Some investors are cutting back their funding and pushing for lower valuations, venture capitalists say.

The poor performance of companies going public last year has put a damper on the venture capital market.

Some investors are cutting back their funding and pushing for lower valuations, and IPOS will likely be less frequent going forward, venture capitalists told The Wall Street Journal.

The companies that did initial public offerings, direct stock listings and special purpose acquisition company, or SPAC, listings in 2021 saw their stocks slide 32.6% on average through Jan. 28, according to Jay Ritter, a finance professor at the University of Florida, The Journal reports.

And it was worse for companies that don’t have much sales. Those with less than $10 million in revenue when they went public dropped 40.8% in the period, Ritter said. The decline was a more modest 28.4% for companies with more than $10 million in revenue, he said.

The cooldown in venture capital might be a good thing for a market that some said was looking like a bubble late last year.

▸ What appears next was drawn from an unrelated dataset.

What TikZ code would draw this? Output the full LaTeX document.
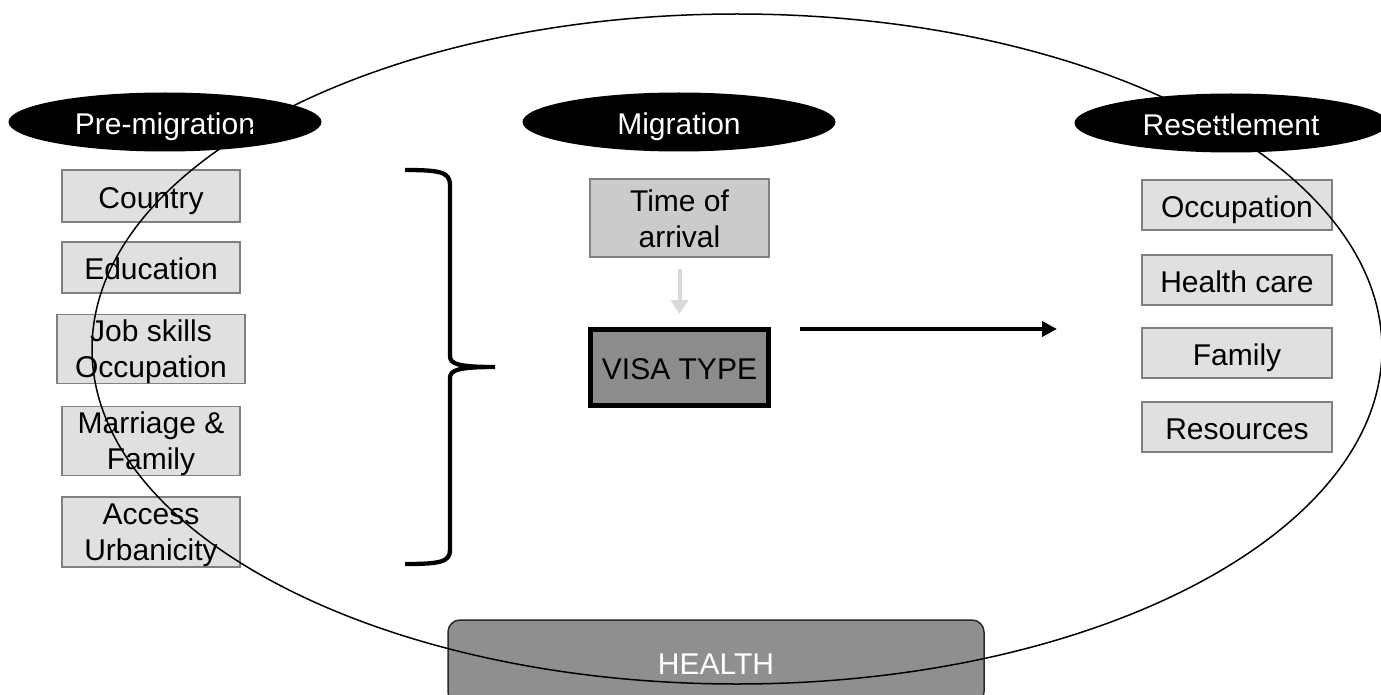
\documentclass[tikz,border=0pt]{standalone}
\usepackage{fontspec}
\setmainfont{Liberation Sans}
\usetikzlibrary{shapes.geometric,arrows.meta}
\definecolor{boxfill}{HTML}{E0E0E0}
\definecolor{boxline}{HTML}{808080}
\definecolor{toafill}{HTML}{CBCBCB}
\definecolor{visafill}{HTML}{8C8C8C}
\definecolor{healthfill}{HTML}{8F8F8F}
\definecolor{healthline}{HTML}{2B2B2B}
\definecolor{softarrow}{HTML}{D9D9D9}
\newcommand{\mytopstrut}{\rule{0pt}{27pt}}
\newcommand{\mybotstrut}{\rule[-4.5pt]{0pt}{4.5pt}}
\begin{document}
\begin{tikzpicture}[x=1pt,y=-1pt,
  every node/.style={font=\fontsize{30}{36}\selectfont, inner sep=0pt, align=center},
  oneline/.style={text height=31pt, text depth=6.4pt},
  header/.style={oneline, ellipse, fill=black, text=white, minimum width=313pt, minimum height=59pt},
  factor/.style={rectangle, fill=boxfill, draw=boxline, line width=1.6pt, minimum width=178pt},
  rfactor/.style={oneline, factor, minimum width=190pt, minimum height=50pt},
  toabox/.style={rectangle, fill=toafill, draw=boxline, line width=1.6pt, minimum width=179pt, minimum height=78pt},
  visabox/.style={oneline, rectangle, fill=visafill, draw=black, line width=5pt, minimum width=178pt, minimum height=76pt},
  healthbox/.style={oneline, rectangle, rounded corners=12pt, fill=healthfill, draw=healthline, line width=1.5pt, text=white, minimum width=536pt, minimum height=84pt},
  softarrowline/.style={draw=softarrow, line width=4pt, -{Triangle[length=14pt,width=17pt]}},
  mainarrow/.style={draw=black, line width=4.3pt, -{Triangle[length=15pt,width=15pt]}},
  braceline/.style={draw=black, line width=4.3pt},
  bigring/.style={draw=black, line width=1.5pt}]
\clip (0,0) rectangle (1381,695);
\fill[white] (0,0) rectangle (1381,695);

% headers
\node[header] (pre) at (165,122) {Pre-migration};
\node[header] (mig) at (679,122) {Migration};
\node[header] (res) at (1231,123) {Resettlement};

% pre-migration factors
\node[factor, oneline, minimum height=52pt] (country) at (151,196) {Country};
\node[factor, oneline, minimum height=51pt] (educ) at (151,267.5) {Education};
\node[factor, minimum width=188pt, minimum height=68pt] (job) at (151,349) {\mytopstrut Job skills\\Occupation\mybotstrut};
\node[factor, minimum height=68pt] (marr) at (151,441) {\mytopstrut Marriage \&\\Family\mybotstrut};
\node[factor, minimum height=70pt] (access) at (151,532) {\mytopstrut Access\\Urbanicity\mybotstrut};

% migration
\node[toabox] (toa) at (679.5,218) {\mytopstrut Time of\\arrival\mybotstrut};
\node[visabox] (visa) at (679.5,367.5) {VISA TYPE};
\draw[softarrowline, shorten <=11pt, shorten >=13pt] (toa) -- (visa);

% resettlement factors
\node[rfactor] (occ) at (1237,205) {Occupation};
\node[rfactor] (hc) at (1237,280) {Health care};
\node[rfactor] (fam) at (1237,353) {Family};
\node[rfactor] (resrc) at (1237,427) {Resources};

% brace
\draw[braceline] (405,170) .. controls (440,170) and (450,172) .. (450,185)
  -- (450,356) .. controls (450,364) and (458,367) .. (495,367)
  .. controls (458,367) and (450,370) .. (450,378)
  -- (450,550) .. controls (450,562) and (440,564) .. (405,564);

% main arrow
\coordinate (arrS) at (800,329);
\coordinate (arrE) at (1057,329);
\draw[mainarrow] (arrS) -- (arrE);

% health
\node[healthbox] (health) at (716,662) {HEALTH};

% big ring on top
\draw[bigring] (737,349) ellipse [x radius=645, y radius=335];
\end{tikzpicture}
\end{document}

Fred Wilson, a partner at big-time VC investor Union Square Ventures noted in a November blog entry that $100 million investment rounds had become common for companies that don’t yet have a sustainable business model.

“I think they [investors] are being delusional, comforted by the likelihood that someone will come along and pay a higher price in the next round,” he said. “But it seems that person may also be delusional. Because when you model things out, the numbers just don’t add up.” 

According to data from StockAnalysis.com, there were 1,058 U.S. stock market IPOs in 2021. That was 120% more than 2020’s record 480 IPOs.